In a mass mailing to potential donors last week, the “American Friends of Tel Aviv University” wrote that the university is “under attack” from the BDS movement; they said that BDS is trying to “cut off our professors, researchers, and students from the academic community” by promoting an international boycott of Israeli universities.

The mailing asked for donations to “a fund to ensure that TAU professors and scholars … can continue to represent Israel at conferences and symposia” and “to bring American professors to teach and work on the TAU campus.”

Complicating matters, however, is the fact that a handful of the university’s professors have publicly advocated for BDS, including philosophy professors Anat Matar, Adi Ophir and Anat Biletzki; Rachel Giora, of the linguistics department; and Gadi Algazi, of the history department.

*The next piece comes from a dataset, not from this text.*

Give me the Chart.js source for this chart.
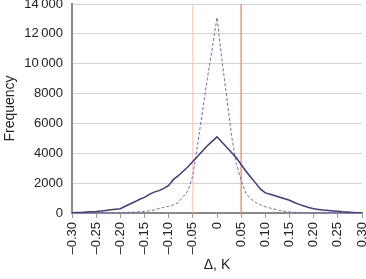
<!DOCTYPE html>
<html>
<head>
<meta charset="utf-8">
<script src="https://cdn.jsdelivr.net/npm/chart.js@4/dist/chart.umd.min.js"></script>
<style>
  html, body { margin: 0; padding: 0; background: #fff; }
  #wrap { width: 366px; height: 279px; }
</style>
</head>
<body>
<div id="wrap"><canvas id="myChart"></canvas></div>
<script>
// bin centres, K
var deltas = [-0.30,-0.29,-0.28,-0.27,-0.26,-0.25,-0.24,-0.23,-0.22,-0.21,
  -0.20,-0.19,-0.18,-0.17,-0.16,-0.15,-0.14,-0.13,-0.12,-0.11,
  -0.10,-0.09,-0.08,-0.07,-0.06,-0.05,-0.04,-0.03,-0.02,-0.01,
  0.00,0.01,0.02,0.03,0.04,0.05,0.06,0.07,0.08,0.09,
  0.10,0.11,0.12,0.13,0.14,0.15,0.16,0.17,0.18,0.19,
  0.20,0.21,0.22,0.23,0.24,0.25,0.26,0.27,0.28,0.29,0.30];

var solidFreq = [20,30,40,60,80,100,130,170,210,250,
  290,450,600,750,920,1050,1250,1400,1500,1650,
  1850,2250,2500,2800,3100,3450,3800,4150,4500,4800,
  5100,4750,4400,4050,3700,3250,2800,2400,2000,1600,
  1350,1250,1150,1050,950,850,700,580,470,370,
  280,240,200,170,140,110,80,60,40,20,10];

var dashedFreq = [0,0,0,5,5,10,10,15,20,25,
  30,40,50,60,80,100,150,200,300,380,
  450,550,700,1100,1500,2500,4600,6800,9000,11000,
  13100,10300,7800,5200,3300,2200,1300,950,700,550,
  420,330,250,170,110,70,50,35,25,20,
  15,10,10,5,5,5,0,0,0,0,0];

var limits = [-0.05, 0.05];
var yMax = 14000;

function pts(xs, ys) {
  return xs.map(function (x, i) { return { x: x, y: ys[i] }; });
}

const data = {
  datasets: [{
    label: 'solid',
    data: pts(deltas, solidFreq),
    borderColor: '#3d3a8c',
    borderWidth: 1.5,
    pointRadius: 0,
    tension: 0
  }, {
    label: 'dashed',
    data: pts(deltas, dashedFreq),
    borderColor: '#6f6cb4',
    borderWidth: 1,
    borderDash: [3, 2],
    pointRadius: 0,
    tension: 0
  }, {
    label: 'low',
    data: [{ x: limits[0], y: 0 }, { x: limits[0], y: yMax }],
    borderColor: '#f7c2aa',
    borderWidth: 1,
    pointRadius: 0
  }, {
    label: 'high',
    data: [{ x: limits[1], y: 0 }, { x: limits[1], y: yMax }],
    borderColor: '#f29a7e',
    borderWidth: 1.6,
    pointRadius: 0
  }]
};

const font = { family: '"Liberation Sans", Arial, sans-serif', size: 13 };

const config = {
  type: 'line',
  data: data,
  options: {
    responsive: true,
    maintainAspectRatio: false,
    animation: false,
    layout: { padding: { top: 4, right: 4, left: 0, bottom: 0 } },
    plugins: { legend: { display: false }, tooltip: { enabled: false } },
    scales: {
      x: {
        type: 'linear',
        min: -0.3,
        max: 0.3,
        ticks: {
          stepSize: 0.05,
          maxRotation: 90,
          minRotation: 90,
          padding: 4,
          color: '#222',
          font: font,
          callback: function (v) {
            if (Math.abs(v) < 1e-9) return '0';
            return (v < 0 ? '\u2013' : '') + Math.abs(v).toFixed(2);
          }
        },
        grid: { drawOnChartArea: false, drawTicks: true, tickLength: 5, color: '#999' },
        border: { color: '#8a8a8a', width: 2 },
        title: {
          display: true,
          text: '\u0394, K',
          color: '#222',
          font: { family: font.family, size: 14 },
          padding: { top: 0, bottom: 5 }
        },
        afterFit: function (s) { s.height = 66; s.paddingLeft = 0; s.paddingRight = 0; }
      },
      y: {
        min: 0,
        max: yMax,
        ticks: {
          stepSize: 2000,
          padding: 9,
          color: '#222',
          font: font,
          callback: function (v) {
            if (v >= 10000) return Math.floor(v / 1000) + '\u2009' + String(v % 1000).padStart(3, '0');
            return String(v);
          }
        },
        grid: { color: '#d4d4d4', lineWidth: 1, drawTicks: false },
        border: { color: '#8a8a8a', width: 2 },
        title: {
          display: true,
          text: 'Frequency',
          color: '#222',
          font: { family: font.family, size: 14 },
          padding: { top: 2, bottom: 0 }
        },
        afterFit: function (s) { s.width = 72; s.paddingTop = 0; s.paddingBottom = 0; }
      }
    }
  }
};

const myChart = new Chart(document.getElementById('myChart'), config);
</script>
</body>
</html>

At a pro-BDS conference last year, Matar said that Israeli academia is “integral to the oppression of Palestinians [because of the] strong ties between the universities and Israel’s various security industries,” according to the organization Israel Academia Monitor. Ofir, for his part, has written that BDS is “the only effective form of Palestinian resistance.”

Algazi, who has served as chairman of TAU’s history department, has even urged boycott activists to target Tel Aviv University itself, in response to the university’s purchase of software from a company that also has done business in Israeli communities in the disputed territories.

In addition, some TAU faculty members, including then-professor Benjamin Isaac, an Israel Prize laureate, signed a 2011 petition urging a boycott of Ariel University because it is located in the disputed territories.

When asked by JNS.org if the pro-BDS faculty members would be eligible for support from this new fund, Fran Sommers, the vice president of communications for the American Friends of Tel Aviv University, responded: “The purpose of the fund is to bring visiting scholars and scientists from North America and Europe to Tel Aviv University.” She did not address the statement on the solicitication that stated that the fund also will enable “TAU professors and scholars … to represent Israel at conferences and symposia.”

As to whether pro-BDS professors would be eligible for assistance from the new fund to travel to participate in those conferences and symposia, Sommers told JNS.org, “It is the policy of Tel Aviv University to direct its anti-BDS efforts against organizations and not individuals that call for isolating Israel academically.”

Some university board members are uneasy at the prospect of BDS advocates possibly benefiting from the new fund. “I do not believe that pro-BDS professors should receive any funds from the government of Israel or the university,” TAU Board of Governors member Jacqueline Simkin told JNS.org. “They are biting the hand that feeds [them].”

Dr. Charles Small, a visiting professor at Tel Aviv University’s Moshe Dayan Center, said that “while the university must be safeguarded as a place where all positions can be expressed, including opinions many of us find detestable,” it “would be ridiculous for somebody who advocates BDS to qualify for assistance from a fund that was created to defeat the BDS movement.”

“That would be akin to the Marlboro cigarette company applying for funds for cancer research,” said Small, who is also the executive director of the New York-based Institute for the Study of Global Antisemitism and Policy (ISGAP).

Anti-BDS activist Dr. Ronnie Fraser, the London-based director of the international group Academic Friends of Israel, told JNS.org that, “According to the International Holocaust Remembrance Alliance [to which 31 countries belong], BDS is antisemitism, because BDS calls for the destruction and the elimination of the State of Israel. Those academics who support BDS are not pro-Palestinian, they are anti-Zionists — and in my book, antisemites.”

Fraser, formerly a professor at Barnet College in England, urged the American Friends of Tel Aviv University to “use their fundraising activity as a bargaining tool to persuade the TAU management to reign [sic] in the pro-BDS academics.”

“Money talks,” he said, “and surely the funders are entitled to play hard ball.”